* What the task requires
Extract every line from the records below that contains the word "standalone".

┄┄┄┄┄┄

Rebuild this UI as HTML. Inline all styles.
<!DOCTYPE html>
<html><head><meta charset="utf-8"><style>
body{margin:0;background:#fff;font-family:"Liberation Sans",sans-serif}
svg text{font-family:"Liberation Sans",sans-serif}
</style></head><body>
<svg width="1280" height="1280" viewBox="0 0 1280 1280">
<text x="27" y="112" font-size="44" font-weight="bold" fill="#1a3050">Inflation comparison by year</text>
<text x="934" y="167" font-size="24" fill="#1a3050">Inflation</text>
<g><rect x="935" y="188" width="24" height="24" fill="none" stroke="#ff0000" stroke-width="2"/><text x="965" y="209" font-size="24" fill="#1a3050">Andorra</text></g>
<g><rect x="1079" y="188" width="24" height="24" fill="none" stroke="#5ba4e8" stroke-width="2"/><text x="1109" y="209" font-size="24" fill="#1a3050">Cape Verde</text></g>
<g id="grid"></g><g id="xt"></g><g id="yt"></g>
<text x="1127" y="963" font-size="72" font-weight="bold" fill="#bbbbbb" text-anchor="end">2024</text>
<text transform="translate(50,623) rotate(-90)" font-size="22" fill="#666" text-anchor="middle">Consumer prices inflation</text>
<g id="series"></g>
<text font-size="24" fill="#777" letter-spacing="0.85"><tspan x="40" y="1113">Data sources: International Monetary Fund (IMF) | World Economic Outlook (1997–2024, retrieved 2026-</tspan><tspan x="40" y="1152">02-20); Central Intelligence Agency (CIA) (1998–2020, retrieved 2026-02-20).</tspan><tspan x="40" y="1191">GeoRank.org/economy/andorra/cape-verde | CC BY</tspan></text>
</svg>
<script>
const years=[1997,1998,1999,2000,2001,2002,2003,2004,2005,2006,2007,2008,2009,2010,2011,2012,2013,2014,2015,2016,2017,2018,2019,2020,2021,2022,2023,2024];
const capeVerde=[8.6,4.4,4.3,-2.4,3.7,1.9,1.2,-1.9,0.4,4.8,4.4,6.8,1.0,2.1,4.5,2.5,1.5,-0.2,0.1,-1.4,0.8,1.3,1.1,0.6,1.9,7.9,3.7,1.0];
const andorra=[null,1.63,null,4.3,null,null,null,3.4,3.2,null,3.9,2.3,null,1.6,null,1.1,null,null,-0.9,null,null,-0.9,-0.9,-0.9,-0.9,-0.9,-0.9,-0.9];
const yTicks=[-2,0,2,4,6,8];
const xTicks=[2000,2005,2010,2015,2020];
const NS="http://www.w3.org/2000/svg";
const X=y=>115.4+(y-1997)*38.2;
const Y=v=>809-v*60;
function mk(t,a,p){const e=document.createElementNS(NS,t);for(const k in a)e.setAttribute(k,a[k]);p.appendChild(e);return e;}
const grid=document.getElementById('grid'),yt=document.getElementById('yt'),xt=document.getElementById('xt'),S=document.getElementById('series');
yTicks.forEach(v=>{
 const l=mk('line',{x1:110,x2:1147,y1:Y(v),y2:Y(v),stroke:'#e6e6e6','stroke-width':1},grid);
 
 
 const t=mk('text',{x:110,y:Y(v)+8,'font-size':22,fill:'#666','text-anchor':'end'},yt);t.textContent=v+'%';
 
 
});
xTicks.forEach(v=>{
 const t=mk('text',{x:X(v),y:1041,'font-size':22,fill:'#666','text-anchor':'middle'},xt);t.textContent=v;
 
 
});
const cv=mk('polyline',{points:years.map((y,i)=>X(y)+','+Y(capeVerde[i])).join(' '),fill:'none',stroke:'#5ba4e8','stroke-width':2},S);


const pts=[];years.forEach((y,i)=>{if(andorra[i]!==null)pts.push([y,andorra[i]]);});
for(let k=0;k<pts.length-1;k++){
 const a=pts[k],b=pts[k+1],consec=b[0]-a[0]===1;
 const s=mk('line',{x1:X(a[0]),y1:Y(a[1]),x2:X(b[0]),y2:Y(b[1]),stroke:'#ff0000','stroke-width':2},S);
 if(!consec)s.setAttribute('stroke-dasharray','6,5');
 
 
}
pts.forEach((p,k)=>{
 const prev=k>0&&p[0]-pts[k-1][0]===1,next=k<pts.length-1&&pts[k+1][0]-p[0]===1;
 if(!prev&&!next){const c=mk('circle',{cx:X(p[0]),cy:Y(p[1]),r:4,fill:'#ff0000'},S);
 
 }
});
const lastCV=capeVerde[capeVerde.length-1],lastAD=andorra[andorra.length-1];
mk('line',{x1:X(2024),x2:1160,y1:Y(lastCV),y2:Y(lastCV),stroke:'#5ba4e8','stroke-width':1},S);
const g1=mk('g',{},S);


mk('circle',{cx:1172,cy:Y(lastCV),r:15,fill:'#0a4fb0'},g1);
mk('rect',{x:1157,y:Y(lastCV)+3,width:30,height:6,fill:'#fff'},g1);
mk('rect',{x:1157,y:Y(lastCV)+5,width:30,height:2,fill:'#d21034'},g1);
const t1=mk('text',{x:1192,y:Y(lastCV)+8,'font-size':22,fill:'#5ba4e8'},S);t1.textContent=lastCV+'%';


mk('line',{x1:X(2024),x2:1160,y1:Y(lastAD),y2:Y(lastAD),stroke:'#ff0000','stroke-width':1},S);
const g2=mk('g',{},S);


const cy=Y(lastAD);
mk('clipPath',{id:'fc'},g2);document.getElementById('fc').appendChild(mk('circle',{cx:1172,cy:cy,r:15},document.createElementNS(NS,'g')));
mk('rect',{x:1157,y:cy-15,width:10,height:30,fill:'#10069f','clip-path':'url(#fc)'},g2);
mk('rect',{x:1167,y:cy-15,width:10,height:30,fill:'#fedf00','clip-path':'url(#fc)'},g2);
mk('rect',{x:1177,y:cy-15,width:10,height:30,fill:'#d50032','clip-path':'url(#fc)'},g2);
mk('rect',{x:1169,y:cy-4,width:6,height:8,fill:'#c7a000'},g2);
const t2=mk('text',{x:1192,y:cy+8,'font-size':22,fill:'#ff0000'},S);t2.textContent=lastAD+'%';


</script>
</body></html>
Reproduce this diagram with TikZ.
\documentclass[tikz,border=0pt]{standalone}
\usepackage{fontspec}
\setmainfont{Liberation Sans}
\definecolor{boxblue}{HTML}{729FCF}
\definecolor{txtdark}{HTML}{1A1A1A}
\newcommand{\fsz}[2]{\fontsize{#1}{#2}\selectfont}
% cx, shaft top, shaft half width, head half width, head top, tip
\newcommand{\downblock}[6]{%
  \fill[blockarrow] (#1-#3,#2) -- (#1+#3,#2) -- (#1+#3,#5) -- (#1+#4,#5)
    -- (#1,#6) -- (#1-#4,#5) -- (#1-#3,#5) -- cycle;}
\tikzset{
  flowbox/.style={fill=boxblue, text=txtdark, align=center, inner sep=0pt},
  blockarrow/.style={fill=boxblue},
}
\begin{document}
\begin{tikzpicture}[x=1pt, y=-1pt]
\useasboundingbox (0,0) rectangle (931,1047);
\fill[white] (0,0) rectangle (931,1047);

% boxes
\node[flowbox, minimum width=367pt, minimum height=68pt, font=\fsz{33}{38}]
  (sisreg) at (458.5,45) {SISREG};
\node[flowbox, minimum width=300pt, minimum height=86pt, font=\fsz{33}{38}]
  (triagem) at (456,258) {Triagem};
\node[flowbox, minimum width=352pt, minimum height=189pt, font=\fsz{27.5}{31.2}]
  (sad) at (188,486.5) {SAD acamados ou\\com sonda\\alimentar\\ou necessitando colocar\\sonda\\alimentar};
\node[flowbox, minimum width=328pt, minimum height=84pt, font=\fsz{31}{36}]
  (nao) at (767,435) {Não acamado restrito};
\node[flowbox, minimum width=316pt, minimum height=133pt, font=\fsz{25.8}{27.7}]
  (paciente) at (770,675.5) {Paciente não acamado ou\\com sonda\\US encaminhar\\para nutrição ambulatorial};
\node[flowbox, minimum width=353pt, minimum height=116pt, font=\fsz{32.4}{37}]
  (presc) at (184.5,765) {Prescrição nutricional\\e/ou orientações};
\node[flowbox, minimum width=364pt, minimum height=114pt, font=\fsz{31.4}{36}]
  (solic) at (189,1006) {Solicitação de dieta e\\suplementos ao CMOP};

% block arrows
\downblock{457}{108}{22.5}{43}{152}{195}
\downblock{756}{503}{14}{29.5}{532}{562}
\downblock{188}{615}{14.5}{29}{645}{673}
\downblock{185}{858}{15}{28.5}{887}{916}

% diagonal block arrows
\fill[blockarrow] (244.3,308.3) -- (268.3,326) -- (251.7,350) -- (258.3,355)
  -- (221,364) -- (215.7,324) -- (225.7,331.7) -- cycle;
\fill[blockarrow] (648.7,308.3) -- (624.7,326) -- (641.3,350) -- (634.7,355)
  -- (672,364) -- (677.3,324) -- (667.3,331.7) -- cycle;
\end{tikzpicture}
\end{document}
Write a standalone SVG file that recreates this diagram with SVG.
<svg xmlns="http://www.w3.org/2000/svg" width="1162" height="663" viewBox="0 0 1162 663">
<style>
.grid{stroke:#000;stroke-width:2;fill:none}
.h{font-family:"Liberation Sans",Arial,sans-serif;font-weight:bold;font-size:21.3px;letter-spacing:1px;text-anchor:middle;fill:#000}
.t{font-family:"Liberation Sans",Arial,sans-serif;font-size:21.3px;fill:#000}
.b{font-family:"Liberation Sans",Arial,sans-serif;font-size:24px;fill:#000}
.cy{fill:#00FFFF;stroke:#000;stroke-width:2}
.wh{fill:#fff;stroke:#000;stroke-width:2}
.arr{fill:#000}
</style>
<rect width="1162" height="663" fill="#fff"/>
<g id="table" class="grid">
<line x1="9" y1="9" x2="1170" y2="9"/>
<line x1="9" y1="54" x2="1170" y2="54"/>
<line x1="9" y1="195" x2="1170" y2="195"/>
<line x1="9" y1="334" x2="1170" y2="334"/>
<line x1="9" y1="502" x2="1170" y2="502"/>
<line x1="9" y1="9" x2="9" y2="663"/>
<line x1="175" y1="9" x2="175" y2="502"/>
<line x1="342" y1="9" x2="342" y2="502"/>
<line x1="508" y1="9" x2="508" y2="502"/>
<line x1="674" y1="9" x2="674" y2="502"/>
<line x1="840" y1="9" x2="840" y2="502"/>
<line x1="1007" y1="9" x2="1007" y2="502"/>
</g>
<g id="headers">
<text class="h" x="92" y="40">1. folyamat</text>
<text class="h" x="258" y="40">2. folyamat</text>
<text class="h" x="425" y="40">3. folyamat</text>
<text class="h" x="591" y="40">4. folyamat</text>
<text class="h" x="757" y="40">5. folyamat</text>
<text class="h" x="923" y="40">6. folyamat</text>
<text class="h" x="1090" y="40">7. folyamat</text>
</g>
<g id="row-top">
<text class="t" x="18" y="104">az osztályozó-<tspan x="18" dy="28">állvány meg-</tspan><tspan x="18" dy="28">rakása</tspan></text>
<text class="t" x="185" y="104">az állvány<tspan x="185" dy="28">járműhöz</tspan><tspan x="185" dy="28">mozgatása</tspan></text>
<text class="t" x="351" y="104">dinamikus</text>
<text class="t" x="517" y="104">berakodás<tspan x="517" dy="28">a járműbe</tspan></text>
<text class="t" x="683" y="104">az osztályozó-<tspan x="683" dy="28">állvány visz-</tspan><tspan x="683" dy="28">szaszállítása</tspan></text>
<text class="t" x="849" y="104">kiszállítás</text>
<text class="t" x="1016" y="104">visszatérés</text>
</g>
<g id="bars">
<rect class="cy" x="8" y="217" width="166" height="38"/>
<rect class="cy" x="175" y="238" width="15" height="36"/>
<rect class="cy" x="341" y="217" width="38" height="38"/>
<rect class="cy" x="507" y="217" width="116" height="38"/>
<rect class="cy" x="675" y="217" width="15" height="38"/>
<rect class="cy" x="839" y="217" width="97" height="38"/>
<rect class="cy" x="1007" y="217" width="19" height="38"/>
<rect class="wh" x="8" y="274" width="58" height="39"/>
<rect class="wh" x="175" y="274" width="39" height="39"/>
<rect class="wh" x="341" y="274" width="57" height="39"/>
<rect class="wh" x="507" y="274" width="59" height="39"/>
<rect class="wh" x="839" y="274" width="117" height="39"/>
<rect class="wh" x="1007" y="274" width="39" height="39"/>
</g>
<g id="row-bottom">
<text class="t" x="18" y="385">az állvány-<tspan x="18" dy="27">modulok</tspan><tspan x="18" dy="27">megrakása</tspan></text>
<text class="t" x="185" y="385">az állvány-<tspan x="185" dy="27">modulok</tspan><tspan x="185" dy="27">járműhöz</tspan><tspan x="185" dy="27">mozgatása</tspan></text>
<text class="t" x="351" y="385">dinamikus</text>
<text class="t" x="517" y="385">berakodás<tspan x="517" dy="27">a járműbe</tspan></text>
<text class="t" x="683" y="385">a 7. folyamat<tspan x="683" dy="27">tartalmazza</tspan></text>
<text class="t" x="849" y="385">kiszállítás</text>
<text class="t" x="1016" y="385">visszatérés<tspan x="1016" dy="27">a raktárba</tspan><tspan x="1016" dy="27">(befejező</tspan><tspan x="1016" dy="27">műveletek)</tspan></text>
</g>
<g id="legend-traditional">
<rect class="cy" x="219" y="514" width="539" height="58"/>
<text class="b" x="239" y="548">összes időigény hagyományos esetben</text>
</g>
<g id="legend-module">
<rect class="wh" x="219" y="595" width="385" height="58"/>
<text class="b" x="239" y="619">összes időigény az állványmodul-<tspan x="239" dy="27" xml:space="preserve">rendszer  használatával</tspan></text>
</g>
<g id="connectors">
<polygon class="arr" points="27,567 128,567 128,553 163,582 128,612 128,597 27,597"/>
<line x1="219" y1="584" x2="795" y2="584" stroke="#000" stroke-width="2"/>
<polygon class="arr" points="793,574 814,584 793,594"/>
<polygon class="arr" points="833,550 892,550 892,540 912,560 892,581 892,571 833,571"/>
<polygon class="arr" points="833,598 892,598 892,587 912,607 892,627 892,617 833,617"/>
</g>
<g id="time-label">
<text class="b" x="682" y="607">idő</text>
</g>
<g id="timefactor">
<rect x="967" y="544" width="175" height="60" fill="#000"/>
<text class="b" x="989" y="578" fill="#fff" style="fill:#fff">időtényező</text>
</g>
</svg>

┄┄┄┄┄┄

* Task solution
\documentclass[tikz,border=0pt]{standalone}
Write a standalone SVG file that recreates this diagram with SVG.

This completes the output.